Brief: Tally the lines in the following entries that include the word "this"; state only the total.

══════════

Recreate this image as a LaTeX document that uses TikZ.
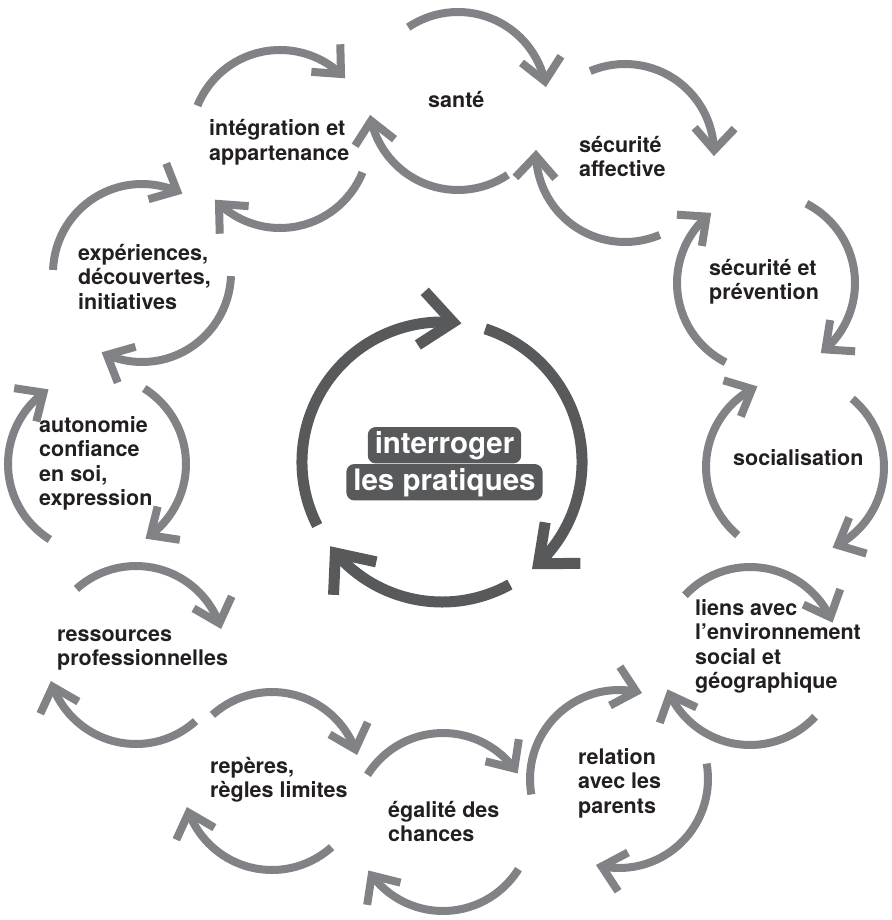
\documentclass[tikz,border=0pt]{standalone}
\usepackage{fontspec}
\setmainfont{TeX Gyre Heros}
\usetikzlibrary{arrows.meta,bending}
\definecolor{arcgray}{HTML}{818285}
\definecolor{darkg}{HTML}{58595B}
\definecolor{txt}{HTML}{231F20}
\begin{document}
\begin{tikzpicture}[x=1pt,y=1pt,
  smallarc/.style={draw=arcgray, line width=8pt, -{Straight Barb[sharp,length=22pt,width=40pt]}},
  bigarc/.style={draw=darkg, line width=11pt, -{Straight Barb[sharp,length=32pt,width=54pt]}},
  lbl/.style={anchor=base west, align=left, inner sep=0pt, font=\fontsize{21.5}{24.5}\selectfont\bfseries, text=txt},
  ctr/.style={fill=darkg, text=white, rounded corners=8pt, inner xsep=7pt, inner ysep=4pt, anchor=base, font=\fontsize{29.5}{35}\selectfont\bfseries}]
\useasboundingbox (0,0) rectangle (891,-920);
\foreach \n/\cx/\cy/\s in {c1/458/101/124, c2/625/153/113, c3/766/283/63, c4/795/467/50,
  c5/750/656/137, c6/619/779/10, c7/443/822/148, c8/272/781/132, c9/136/655/132,
  c10/97/464/58, c11/142/273/178, c12/280/139/158} {
  \coordinate (\n) at (\cx,-\cy);
  \draw[smallarc] (\n) ++(\s:89) arc[start angle=\s, end angle=\s-115, radius=89];
  \draw[smallarc] (\n) ++(\s+180:89) arc[start angle=\s+180, end angle=\s+65, radius=89];
}
% anchor = baseline of the last line
\node[lbl] (t1) at (428,-108) {santé};
\node[lbl] (t2) at (579,-176.5) {sécurité\\affective};
\node[lbl] (t3) at (709,-299.5) {sécurité et\\prévention};
\node[lbl] (t4) at (733,-465) {socialisation};
\node[lbl] (t5) at (695,-688.5) {liens avec\\l’environnement\\social et\\géographique};
\node[lbl] (t6) at (578,-813) {relation\\avec les\\parents};
\node[lbl] (t7) at (388,-841.5) {égalité des\\chances};
\node[lbl] (t8) at (210,-797.5) {repères,\\règles limites};
\node[lbl] (t9) at (57,-665.5) {ressources\\professionnelles};
\node[lbl] (t10) at (39,-505.5) {autonomie\\confiance\\en soi,\\expression};
\node[lbl] (t11) at (78,-309) {expériences,\\découvertes,\\initiatives};
\node[lbl] (t12) at (209,-160.5) {intégration et\\appartenance};
\coordinate (cc) at (442,-462);
\draw[bigarc] (cc) ++(207:140) arc[start angle=207,end angle=82,radius=140];
\draw[bigarc] (cc) ++(72:140) arc[start angle=72,end angle=-50,radius=140];
\draw[bigarc] (cc) ++(-61:140) arc[start angle=-61,end angle=-143,radius=140];
\node[ctr] (q1) at (444.5,-453) {interroger};
\node[ctr] (q2) at (444.5,-490) {les pratiques};
\end{tikzpicture}
\end{document}
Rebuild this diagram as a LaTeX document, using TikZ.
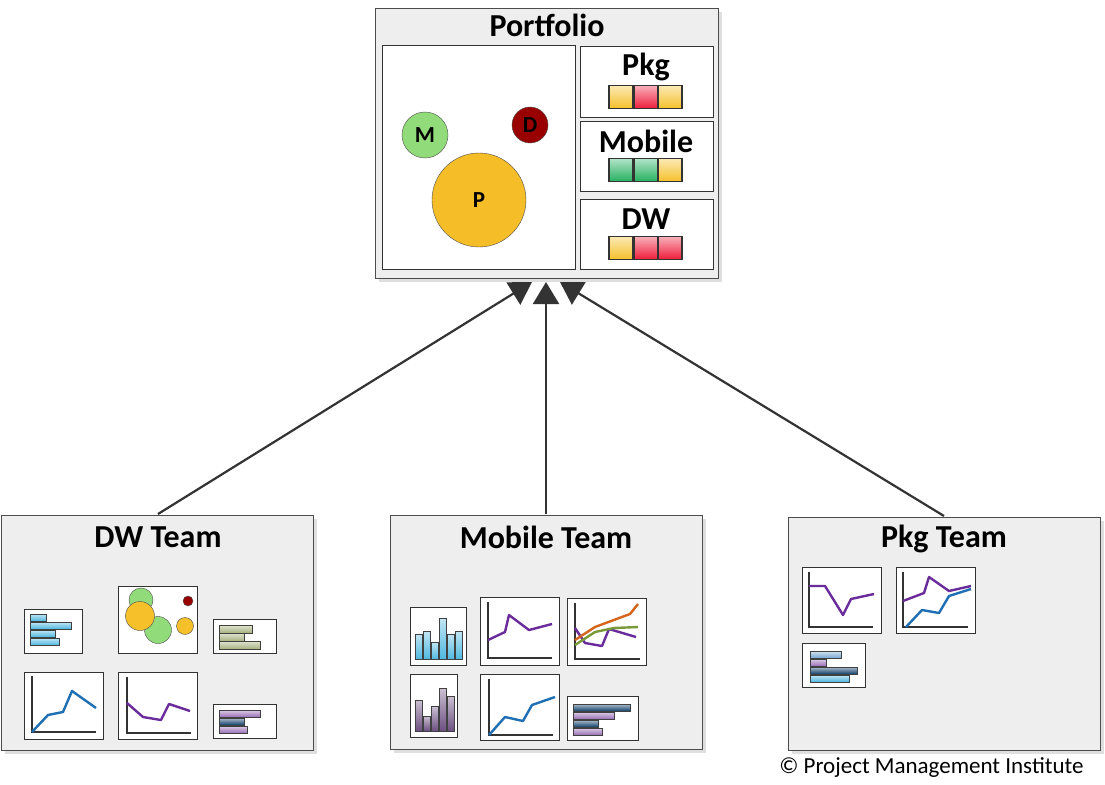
\documentclass[tikz,border=0pt]{standalone}
\usepackage{fontspec}
\setmainfont{Carlito}
\usetikzlibrary{arrows.meta, positioning, shadows}
\definecolor{panelgray}{HTML}{EEEEEE}
\definecolor{ryellow}{HTML}{F5C02A}
\definecolor{rred}{HTML}{EE1C3A}
\definecolor{rgreen}{HTML}{25B060}
\definecolor{lblue}{HTML}{1F6FB5}
\definecolor{lpurple}{HTML}{6A2C9A}
\definecolor{lorange}{HTML}{D5651A}
\definecolor{lolive}{HTML}{7A9A3A}
\definecolor{bblue}{HTML}{4FB8E0}
\definecolor{bpurple}{HTML}{9A70B8}
\definecolor{bolive}{HTML}{A8B27E}
\tikzset{
  box/.style={draw=black!70, fill=panelgray, line width=0.8pt,
    drop shadow={shadow xshift=4pt, shadow yshift=-4pt, fill=black!25}},
  inner/.style={draw=black!80, fill=white, line width=0.7pt},
  title/.style={font=\bfseries\fontsize{32}{34}\selectfont},
  chart/.style={draw=black!80, fill=white, line width=0.7pt},
  axis/.style={draw=black!80, line width=2.2pt},
  trend/.style={line width=2.4pt, line join=round},
  rag/.style={draw=black!80, line width=1.2pt, minimum width=24pt, minimum height=23pt,
    inner sep=0pt, top color=#1!35, bottom color=#1},
  bub/.style={circle, draw=black!70, fill=#1, inner sep=0pt, font=\bfseries\fontsize{23}{25}\selectfont},
  hbar/.style={draw=black!75, line width=0.5pt, top color=#1!35, bottom color=#1},
  link/.style={line width=2.2pt, draw=black!80, -{Triangle[width=26pt,length=22pt]}}
}
\begin{document}
\begin{tikzpicture}[x=1pt, y=-1pt]
\useasboundingbox (0,0) rectangle (1105,784);

% portfolio
\draw[box] (375,8) rectangle (718,278);
\node[title] (portTitle) at (547,25) {Portfolio};
\draw[inner] (382,45) rectangle (575,269);
\node[bub=lolive!60!green!60, minimum size=46pt] (bubM) at (425,135) {M};
\node[bub=red!60!black, minimum size=36pt] (bubD) at (530,125) {D};
\node[bub=ryellow!95!orange, minimum size=94pt] (bubP) at (479,200) {P};
\draw[inner] (580,46) rectangle (713,117);
\draw[inner] (580,121) rectangle (713,191);
\draw[inner] (580,199) rectangle (713,269);
\node[title] (pkgLabel) at (646,67) {Pkg};
\node[title] (mobLabel) at (646,141) {Mobile};
\node[title] (dwLabel) at (646,219) {DW};
\foreach \y/\a/\b/\c in {97/ryellow/rred/ryellow, 170/rgreen/rgreen/ryellow, 248/ryellow/rred/rred} {
  \node[rag=\a] at (621,\y) {};
  \node[rag=\b] at (646,\y) {};
  \node[rag=\c] at (670,\y) {};
}

% teams
\draw[box] (1,515) rectangle (313,750);
\draw[box] (390,515) rectangle (702,749);
\draw[box] (788,517) rectangle (1100,750);
\node[title] (dwTeam) at (158,537) {DW Team};
\node[title] (mobTeam) at (546,537) {Mobile Team};
\node[title] (pkgTeam) at (944,539) {Pkg Team};
\coordinate (dwTop) at (158,514);
\coordinate (mobTop) at (546,514);
\coordinate (pkgTop) at (944,516);
\coordinate (tipA) at (532,282);
\coordinate (tipB) at (546,282);
\coordinate (tipC) at (560,282);
\begin{scope}[y=1pt]
\draw[link] (dwTop) -- (tipA);
\draw[link] (mobTop) -- (tipB);
\draw[link] (pkgTop) -- (tipC);
\end{scope}

% dw team charts
\draw[chart] (24,609) rectangle (82,653);
\foreach \y/\w in {614/16, 622/41, 630/25, 638/29} \draw[hbar=bblue] (30,\y) rectangle (30+\w,\y+7);
\draw[chart] (118,586) rectangle (197,653);
\node[bub=lolive!60!green!60, minimum size=24pt] at (141,600) {};
\node[bub=lolive!60!green!60, minimum size=27pt] at (158,630) {};
\node[bub=ryellow, minimum size=29pt] at (140,616) {};
\node[bub=ryellow, minimum size=17pt] at (185,626) {};
\node[bub=red!60!black, minimum size=10pt] at (188,601) {};
\draw[chart] (213,619) rectangle (276,653);
\foreach \y/\w in {625/33, 633/25, 641/41} \draw[hbar=bolive] (219,\y) rectangle (219+\w,\y+8);
\draw[chart] (24,672) rectangle (103,739);
\draw[axis] (32,676) -- (32,732) -- (96,732);
\draw[trend, lblue] (32,732) -- (48,715) -- (63,712) -- (72,691) -- (96,708);
\draw[chart] (118,672) rectangle (197,739);
\draw[axis] (127,677) -- (127,733) -- (191,733);
\draw[trend, lpurple] (127,703) -- (143,717) -- (161,720) -- (169,704) -- (190,711);
\draw[chart] (213,704) rectangle (276,738);
\foreach \y/\w/\c in {710/41/bpurple, 718/25/lblue!60!black, 726/28/bpurple} \draw[hbar=\c] (219,\y) rectangle (219+\w,\y+7);

% mobile team charts
\draw[chart] (410,607) rectangle (466,665);
\foreach \x/\h in {0/25, 8/28, 16/17, 24/41, 32/25, 40/28} \draw[hbar=bblue] (415+\x,659) rectangle (422+\x,659-\h);
\draw[chart] (480,597) rectangle (559,665);
\draw[axis] (488,602) -- (488,658) -- (552,658);
\draw[trend, lpurple] (488,640) -- (505,632) -- (509,615) -- (529,630) -- (552,624);
\draw[chart] (567,598) rectangle (646,665);
\draw[axis] (575,603) -- (575,659) -- (640,659);
\draw[trend, lpurple] (575,628) -- (585,643) -- (602,646) -- (609,629) -- (636,637);
\draw[trend, lolive] (575,645) -- (595,632) -- (614,628) -- (638,627);
\draw[trend, lorange] (575,640) -- (595,627) -- (630,614) -- (638,604);
\draw[chart] (410,674) rectangle (457,737);
\foreach \x/\h in {0/31, 8/15, 16/25, 24/43, 32/35} \draw[hbar=bpurple!70!black] (415+\x,731) rectangle (422+\x,731-\h);
\draw[chart] (480,674) rectangle (559,740);
\draw[axis] (489,679) -- (489,735) -- (553,735);
\draw[trend, lblue] (489,735) -- (505,717) -- (523,721) -- (532,705) -- (555,697);
\draw[chart] (567,696) rectangle (638,740);
\foreach \y/\w/\c in {704/57/lblue!60!black, 712/41/bpurple, 720/25/lblue!60!black, 728/29/bpurple} \draw[hbar=\c] (573,\y) rectangle (573+\w,\y+7);

% pkg team charts
\draw[chart] (802,567) rectangle (881,633);
\draw[axis] (809,572) -- (809,627) -- (873,627);
\draw[trend, lpurple] (809,586) -- (825,586) -- (843,615) -- (851,599) -- (874,594);
\draw[chart] (896,567) rectangle (975,633);
\draw[axis] (903,572) -- (903,627) -- (968,627);
\draw[trend, lpurple] (903,601) -- (924,593) -- (929,577) -- (949,591) -- (971,586);
\draw[trend, lblue] (906,627) -- (922,610) -- (939,613) -- (949,596) -- (971,589);
\draw[chart] (802,643) rectangle (865,687);
\foreach \y/\w/\c in {651/31/lblue!60!white, 659/16/bpurple, 667/47/lblue!60!black, 675/39/bblue} \draw[hbar=\c] (810,\y) rectangle (810+\w,\y+7);

\node[font=\fontsize{23}{25}\selectfont, anchor=east] (credit) at (1087,768) {© Project Management Institute};
\end{tikzpicture}
\end{document}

══════════

Task answer: 2